▶ [SET EXERCISE]
Omit all pictures. Copy the rest of the material exactly.

▶ [GIVEN INFORMATION]
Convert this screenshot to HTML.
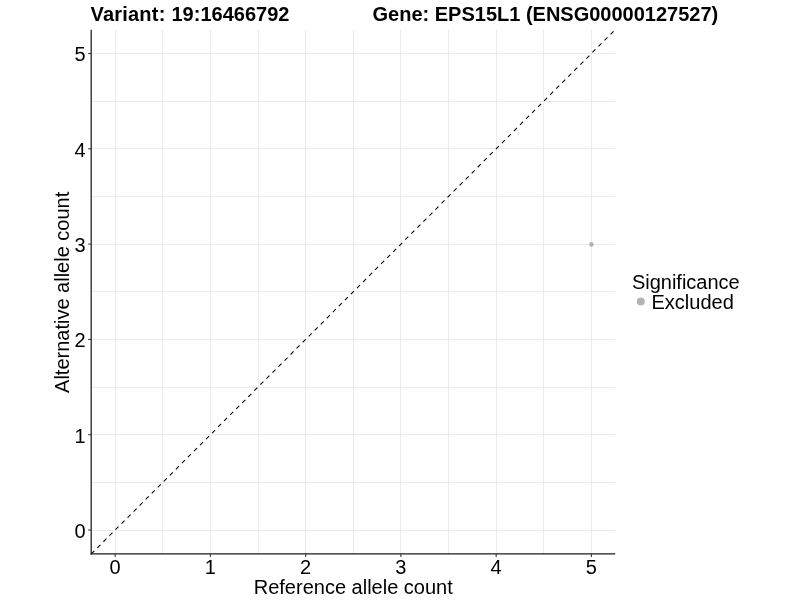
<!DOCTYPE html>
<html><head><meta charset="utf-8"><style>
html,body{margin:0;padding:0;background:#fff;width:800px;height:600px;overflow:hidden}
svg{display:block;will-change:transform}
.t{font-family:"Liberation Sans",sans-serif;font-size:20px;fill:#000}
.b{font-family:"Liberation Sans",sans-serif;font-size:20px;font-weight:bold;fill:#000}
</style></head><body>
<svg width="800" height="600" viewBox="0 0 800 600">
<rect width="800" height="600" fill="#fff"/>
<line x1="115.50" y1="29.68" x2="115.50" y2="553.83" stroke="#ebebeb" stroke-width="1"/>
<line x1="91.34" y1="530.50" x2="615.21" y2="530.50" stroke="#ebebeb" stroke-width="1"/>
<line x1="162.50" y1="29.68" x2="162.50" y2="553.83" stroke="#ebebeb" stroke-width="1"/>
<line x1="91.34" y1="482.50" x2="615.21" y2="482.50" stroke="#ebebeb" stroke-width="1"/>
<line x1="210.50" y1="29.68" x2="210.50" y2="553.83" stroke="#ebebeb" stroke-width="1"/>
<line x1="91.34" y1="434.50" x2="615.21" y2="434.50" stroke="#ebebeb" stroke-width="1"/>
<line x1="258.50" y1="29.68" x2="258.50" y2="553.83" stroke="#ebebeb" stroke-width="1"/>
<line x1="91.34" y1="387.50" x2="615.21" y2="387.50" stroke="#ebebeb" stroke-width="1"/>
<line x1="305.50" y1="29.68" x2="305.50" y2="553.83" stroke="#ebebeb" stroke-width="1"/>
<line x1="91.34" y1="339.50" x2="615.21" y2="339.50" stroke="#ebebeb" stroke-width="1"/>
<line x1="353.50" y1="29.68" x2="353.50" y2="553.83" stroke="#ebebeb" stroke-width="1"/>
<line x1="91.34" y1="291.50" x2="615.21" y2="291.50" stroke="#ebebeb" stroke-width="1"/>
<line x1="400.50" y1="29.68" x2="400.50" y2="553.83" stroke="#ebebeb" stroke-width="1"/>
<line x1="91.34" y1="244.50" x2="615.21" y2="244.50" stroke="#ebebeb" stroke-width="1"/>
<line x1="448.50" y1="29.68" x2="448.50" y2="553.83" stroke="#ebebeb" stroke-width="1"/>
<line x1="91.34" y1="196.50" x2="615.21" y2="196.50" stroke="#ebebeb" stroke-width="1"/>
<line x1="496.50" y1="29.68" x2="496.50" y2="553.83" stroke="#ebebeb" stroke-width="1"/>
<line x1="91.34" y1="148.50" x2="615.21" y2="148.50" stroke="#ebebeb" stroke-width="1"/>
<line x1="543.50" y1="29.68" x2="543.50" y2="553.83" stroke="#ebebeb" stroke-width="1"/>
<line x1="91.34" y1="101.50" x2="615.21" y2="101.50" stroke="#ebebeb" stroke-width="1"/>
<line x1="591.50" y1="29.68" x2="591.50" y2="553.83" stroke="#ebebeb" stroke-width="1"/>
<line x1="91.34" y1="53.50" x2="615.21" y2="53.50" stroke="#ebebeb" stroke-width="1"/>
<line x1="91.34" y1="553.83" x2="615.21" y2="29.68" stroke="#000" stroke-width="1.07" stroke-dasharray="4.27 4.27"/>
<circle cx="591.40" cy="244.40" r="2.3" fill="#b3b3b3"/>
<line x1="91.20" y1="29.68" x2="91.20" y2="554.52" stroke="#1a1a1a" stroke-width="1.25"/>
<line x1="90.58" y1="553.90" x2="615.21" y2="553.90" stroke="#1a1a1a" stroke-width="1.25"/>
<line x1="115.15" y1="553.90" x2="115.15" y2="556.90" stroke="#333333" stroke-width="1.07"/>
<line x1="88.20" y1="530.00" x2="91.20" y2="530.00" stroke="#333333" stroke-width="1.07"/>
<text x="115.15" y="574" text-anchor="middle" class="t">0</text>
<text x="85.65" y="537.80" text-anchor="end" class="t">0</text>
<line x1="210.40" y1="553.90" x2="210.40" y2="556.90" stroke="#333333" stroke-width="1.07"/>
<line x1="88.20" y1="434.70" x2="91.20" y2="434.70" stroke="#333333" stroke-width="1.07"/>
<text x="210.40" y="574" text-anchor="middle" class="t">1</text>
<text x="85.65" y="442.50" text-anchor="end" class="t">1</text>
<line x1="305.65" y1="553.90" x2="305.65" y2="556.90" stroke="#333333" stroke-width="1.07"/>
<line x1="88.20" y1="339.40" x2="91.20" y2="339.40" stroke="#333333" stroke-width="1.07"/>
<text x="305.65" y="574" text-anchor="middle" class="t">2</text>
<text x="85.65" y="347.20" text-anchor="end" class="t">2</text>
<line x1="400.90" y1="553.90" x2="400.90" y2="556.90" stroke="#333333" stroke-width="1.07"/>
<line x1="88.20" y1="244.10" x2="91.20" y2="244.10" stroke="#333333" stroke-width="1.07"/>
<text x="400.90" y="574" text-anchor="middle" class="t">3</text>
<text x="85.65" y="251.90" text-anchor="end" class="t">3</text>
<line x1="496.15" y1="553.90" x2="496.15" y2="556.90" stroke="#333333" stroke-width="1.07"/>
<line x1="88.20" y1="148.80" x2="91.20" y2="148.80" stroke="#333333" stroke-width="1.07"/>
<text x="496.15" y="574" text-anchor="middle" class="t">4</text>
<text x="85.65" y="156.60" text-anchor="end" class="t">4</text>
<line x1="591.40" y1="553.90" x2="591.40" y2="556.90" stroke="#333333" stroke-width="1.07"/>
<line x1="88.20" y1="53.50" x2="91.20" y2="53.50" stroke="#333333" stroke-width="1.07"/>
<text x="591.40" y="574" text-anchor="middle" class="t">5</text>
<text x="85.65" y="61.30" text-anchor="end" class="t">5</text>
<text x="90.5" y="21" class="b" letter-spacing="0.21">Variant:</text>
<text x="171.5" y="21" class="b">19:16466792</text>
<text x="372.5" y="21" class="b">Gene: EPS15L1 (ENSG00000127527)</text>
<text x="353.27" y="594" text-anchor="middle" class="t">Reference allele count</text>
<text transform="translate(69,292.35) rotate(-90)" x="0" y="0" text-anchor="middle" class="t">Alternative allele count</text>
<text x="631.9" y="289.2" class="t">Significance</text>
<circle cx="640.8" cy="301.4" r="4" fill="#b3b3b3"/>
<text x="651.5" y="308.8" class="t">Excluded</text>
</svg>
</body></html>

▶ [SOLUTION]
Convert this screenshot to HTML.
<!DOCTYPE html>
<html><head><meta charset="utf-8"><style>
html,body{margin:0;padding:0;background:#fff;width:800px;height:600px;overflow:hidden}
svg{display:block;will-change:transform}
.t{font-family:"Liberation Sans",sans-serif;font-size:20px;fill:#000}
.b{font-family:"Liberation Sans",sans-serif;font-size:20px;font-weight:bold;fill:#000}
</style></head><body>
<svg width="800" height="600" viewBox="0 0 800 600">
<rect width="800" height="600" fill="#fff"/>
<line x1="115.50" y1="29.68" x2="115.50" y2="553.83" stroke="#ebebeb" stroke-width="1"/>
<line x1="91.34" y1="530.50" x2="615.21" y2="530.50" stroke="#ebebeb" stroke-width="1"/>
<line x1="162.50" y1="29.68" x2="162.50" y2="553.83" stroke="#ebebeb" stroke-width="1"/>
<line x1="91.34" y1="482.50" x2="615.21" y2="482.50" stroke="#ebebeb" stroke-width="1"/>
<line x1="210.50" y1="29.68" x2="210.50" y2="553.83" stroke="#ebebeb" stroke-width="1"/>
<line x1="91.34" y1="434.50" x2="615.21" y2="434.50" stroke="#ebebeb" stroke-width="1"/>
<line x1="258.50" y1="29.68" x2="258.50" y2="553.83" stroke="#ebebeb" stroke-width="1"/>
<line x1="91.34" y1="387.50" x2="615.21" y2="387.50" stroke="#ebebeb" stroke-width="1"/>
<line x1="305.50" y1="29.68" x2="305.50" y2="553.83" stroke="#ebebeb" stroke-width="1"/>
<line x1="91.34" y1="339.50" x2="615.21" y2="339.50" stroke="#ebebeb" stroke-width="1"/>
<line x1="353.50" y1="29.68" x2="353.50" y2="553.83" stroke="#ebebeb" stroke-width="1"/>
<line x1="91.34" y1="291.50" x2="615.21" y2="291.50" stroke="#ebebeb" stroke-width="1"/>
<line x1="400.50" y1="29.68" x2="400.50" y2="553.83" stroke="#ebebeb" stroke-width="1"/>
<line x1="91.34" y1="244.50" x2="615.21" y2="244.50" stroke="#ebebeb" stroke-width="1"/>
<line x1="448.50" y1="29.68" x2="448.50" y2="553.83" stroke="#ebebeb" stroke-width="1"/>
<line x1="91.34" y1="196.50" x2="615.21" y2="196.50" stroke="#ebebeb" stroke-width="1"/>
<line x1="496.50" y1="29.68" x2="496.50" y2="553.83" stroke="#ebebeb" stroke-width="1"/>
<line x1="91.34" y1="148.50" x2="615.21" y2="148.50" stroke="#ebebeb" stroke-width="1"/>
<line x1="543.50" y1="29.68" x2="543.50" y2="553.83" stroke="#ebebeb" stroke-width="1"/>
<line x1="91.34" y1="101.50" x2="615.21" y2="101.50" stroke="#ebebeb" stroke-width="1"/>
<line x1="591.50" y1="29.68" x2="591.50" y2="553.83" stroke="#ebebeb" stroke-width="1"/>
<line x1="91.34" y1="53.50" x2="615.21" y2="53.50" stroke="#ebebeb" stroke-width="1"/>
<line x1="91.34" y1="553.83" x2="615.21" y2="29.68" stroke="#000" stroke-width="1.07" stroke-dasharray="4.27 4.27"/>
<circle cx="591.40" cy="244.40" r="2.3" fill="#b3b3b3"/>
<line x1="91.20" y1="29.68" x2="91.20" y2="554.52" stroke="#1a1a1a" stroke-width="1.25"/>
<line x1="90.58" y1="553.90" x2="615.21" y2="553.90" stroke="#1a1a1a" stroke-width="1.25"/>
<line x1="115.15" y1="553.90" x2="115.15" y2="556.90" stroke="#333333" stroke-width="1.07"/>
<line x1="88.20" y1="530.00" x2="91.20" y2="530.00" stroke="#333333" stroke-width="1.07"/>
<text x="115.15" y="574" text-anchor="middle" class="t">0</text>
<text x="85.65" y="537.80" text-anchor="end" class="t">0</text>
<line x1="210.40" y1="553.90" x2="210.40" y2="556.90" stroke="#333333" stroke-width="1.07"/>
<line x1="88.20" y1="434.70" x2="91.20" y2="434.70" stroke="#333333" stroke-width="1.07"/>
<text x="210.40" y="574" text-anchor="middle" class="t">1</text>
<text x="85.65" y="442.50" text-anchor="end" class="t">1</text>
<line x1="305.65" y1="553.90" x2="305.65" y2="556.90" stroke="#333333" stroke-width="1.07"/>
<line x1="88.20" y1="339.40" x2="91.20" y2="339.40" stroke="#333333" stroke-width="1.07"/>
<text x="305.65" y="574" text-anchor="middle" class="t">2</text>
<text x="85.65" y="347.20" text-anchor="end" class="t">2</text>
<line x1="400.90" y1="553.90" x2="400.90" y2="556.90" stroke="#333333" stroke-width="1.07"/>
<line x1="88.20" y1="244.10" x2="91.20" y2="244.10" stroke="#333333" stroke-width="1.07"/>
<text x="400.90" y="574" text-anchor="middle" class="t">3</text>
<text x="85.65" y="251.90" text-anchor="end" class="t">3</text>
<line x1="496.15" y1="553.90" x2="496.15" y2="556.90" stroke="#333333" stroke-width="1.07"/>
<line x1="88.20" y1="148.80" x2="91.20" y2="148.80" stroke="#333333" stroke-width="1.07"/>
<text x="496.15" y="574" text-anchor="middle" class="t">4</text>
<text x="85.65" y="156.60" text-anchor="end" class="t">4</text>
<line x1="591.40" y1="553.90" x2="591.40" y2="556.90" stroke="#333333" stroke-width="1.07"/>
<line x1="88.20" y1="53.50" x2="91.20" y2="53.50" stroke="#333333" stroke-width="1.07"/>
<text x="591.40" y="574" text-anchor="middle" class="t">5</text>
<text x="85.65" y="61.30" text-anchor="end" class="t">5</text>
<text x="90.5" y="21" class="b" letter-spacing="0.21">Variant:</text>
<text x="171.5" y="21" class="b">19:16466792</text>
<text x="372.5" y="21" class="b">Gene: EPS15L1 (ENSG00000127527)</text>
<text x="353.27" y="594" text-anchor="middle" class="t">Reference allele count</text>
<text transform="translate(69,292.35) rotate(-90)" x="0" y="0" text-anchor="middle" class="t">Alternative allele count</text>
<text x="631.9" y="289.2" class="t">Significance</text>
<circle cx="640.8" cy="301.4" r="4" fill="#b3b3b3"/>
<text x="651.5" y="308.8" class="t">Excluded</text>
</svg>
</body></html>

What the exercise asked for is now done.